The complaint said there are “significant accessibility barriers” in each application of the Google Apps for Education suite. It said the blind would have trouble seeing the apps, and none of them is set up to work properly with assistive technology. “Therefore, blind Northwestern students and faculty are denied the benefits of the technology that Northwestern adopted,” it said in the one of three letters which addresses Northwestern University. The other letters are similar but for other universities and school districts.

For example, Blackboard v 9.1 is “nearly fully accessible to blind students,” but any Google applications reached through Blackboard will not be, the letter said. “The important strides in ensuring Blackboard’s accessibility are rendered irrelevant when blind students cannot reach the content because it is in Google Apps format.” That Google Apps are free encourages schools to adopt them, the letter said.

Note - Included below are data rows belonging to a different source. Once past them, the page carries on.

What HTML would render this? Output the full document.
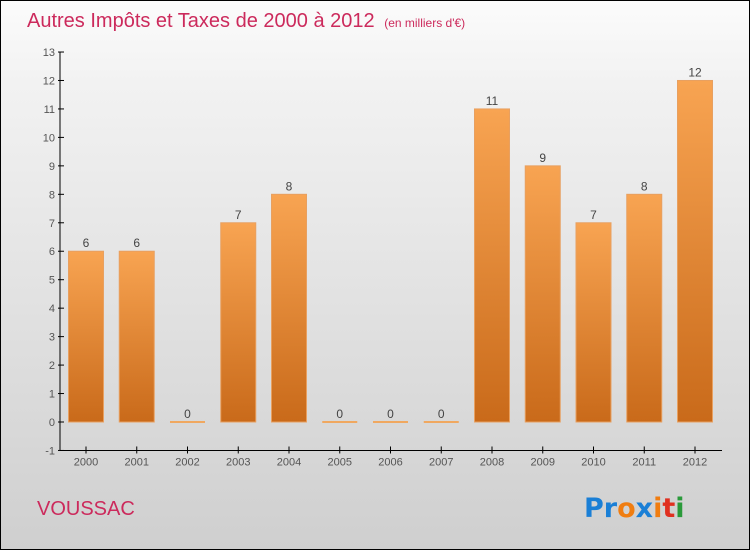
<!DOCTYPE html>
<html><head><meta charset="utf-8"><style>
body{margin:0}
#c{position:relative;width:748px;height:548px;border:1px solid #000;background:linear-gradient(#fbfbfb,#f2f2f2 15%,#cfcfcf);overflow:hidden;font-family:"Liberation Sans",sans-serif}
</style></head><body>
<div id="c">
<svg width="748" height="548">
<defs><linearGradient id="bg" x1="0" y1="0" x2="0" y2="1"><stop offset="0" stop-color="#f8a452"/><stop offset="1" stop-color="#c96a1a"/></linearGradient></defs>
<text x="26" y="26" font-size="20" fill="#cc2a5c">Autres Impôts et Taxes de 2000 à 2012 <tspan font-size="12" dx="4">(en milliers d'€)</tspan></text>
<g id="plot"></g>
<text x="36" y="514" font-size="20" fill="#cc2a5c">VOUSSAC</text>
<g font-size="27" font-weight="bold" font-family="'DejaVu Sans',sans-serif">
<text x="583" y="516"><tspan fill="#1a7fd6">Pr</tspan><tspan fill="#f07d10">o</tspan><tspan fill="#1a7fd6">x</tspan><tspan fill="#f07d10">i</tspan><tspan fill="#e03020">t</tspan><tspan fill="#2a9a3a">i</tspan></text>
</g>
</svg>
</div>
<script>
const years=["2000","2001","2002","2003","2004","2005","2006","2007","2008","2009","2010","2011","2012"];
const values=[6,6,0,7,8,0,0,0,11,9,7,8,12];
const yTicks=[-1,0,1,2,3,4,5,6,7,8,9,10,11,12,13];
const NS="http://www.w3.org/2000/svg";
const g=document.getElementById('plot');
function y(v){return 421-(v*28.46);}
function x(i){return 85+i*50.75;}
function mk(t,a){const e=document.createElementNS(NS,t);for(const k in a)e.setAttribute(k,a[k]);g.appendChild(e);return e;}
let ax=mk('line',{x1:59,y1:y(13),x2:59,y2:y(-1),stroke:'#000'});


let bx=mk('line',{x1:59,y1:y(-1),x2:721,y2:y(-1),stroke:'#000'});


yTicks.forEach(v=>{
 mk('line',{x1:57,y1:y(v),x2:63,y2:y(v),stroke:'#000'});
 const t=mk('text',{x:54,y:y(v)+4,'text-anchor':'end','font-size':11,fill:'#555'});
 t.textContent=v;
 
 
});
years.forEach((yr,i)=>{
 const v=values[i],cx=x(i);
 mk('line',{x1:cx,y1:y(-1)-4,x2:cx,y2:y(-1)+3,stroke:'#000'});
 const t=mk('text',{x:cx,y:y(-1)+15,'text-anchor':'middle','font-size':11,fill:'#555'});
 t.textContent=yr;
 
 
 const h=Math.max(y(0)-y(v),2);
 const r=mk('rect',{x:cx-17.5,y:y(0)-h+(v===0?1:0),width:35,height:h,fill:v===0?'#f0a860':'url(#bg)',stroke:'#e8a060','stroke-width':v===0?0:1});
 
 
 const l=mk('text',{x:cx,y:y(v)-4,'text-anchor':'middle','font-size':12,fill:'#444'});
 l.textContent=v;
 
 
});
</script>
</body></html>
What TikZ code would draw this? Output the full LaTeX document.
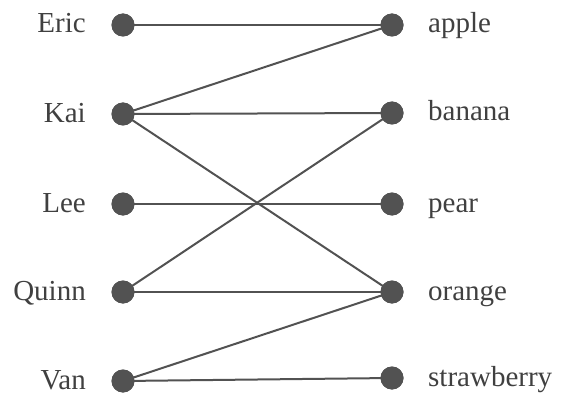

When universities like New York University and Northwestern adopt the Google programs, they create “numerous barriers” for their disabled students, Simpson said. Although it’s too soon to say what action the Justice Department will take, NFB Counsel Dan Goldstein said he thinks that by picking “just a few” of the places where Google apps have been adopted as school policy, “we'll accomplish more.” Because “one doesn’t want to overwhelm the department all at once,” the NFB chose the two universities and four Oregon school districts, as a starting point, he said: “The department will follow the procedure” but the action taken should “guide the rest of the educational community."

A joint letter to college and university presidents June 29 from the Justice Department and the Education Department, regarding the adoption of e-readers at the institutions, said blind or low-vision students can’t access the technology, and that is discrimination. The university presidents have been “specifically warned” against the adoption of the inaccessible technology and can’t “claim ignorance of their legal obligations,” NFB President Marc Maurer said last week.

As the Justice Department is considering regulations to expanding the ADA to the Internet, NFB spokesman Chris Danielsen said the organization is still pushing for the Technology Bill of Rights for the Blind. It was proposed in the last Congress, but not adopted, and would require consumer electronics, software, home appliances, and kiosks used in an employment setting to have blind access technology.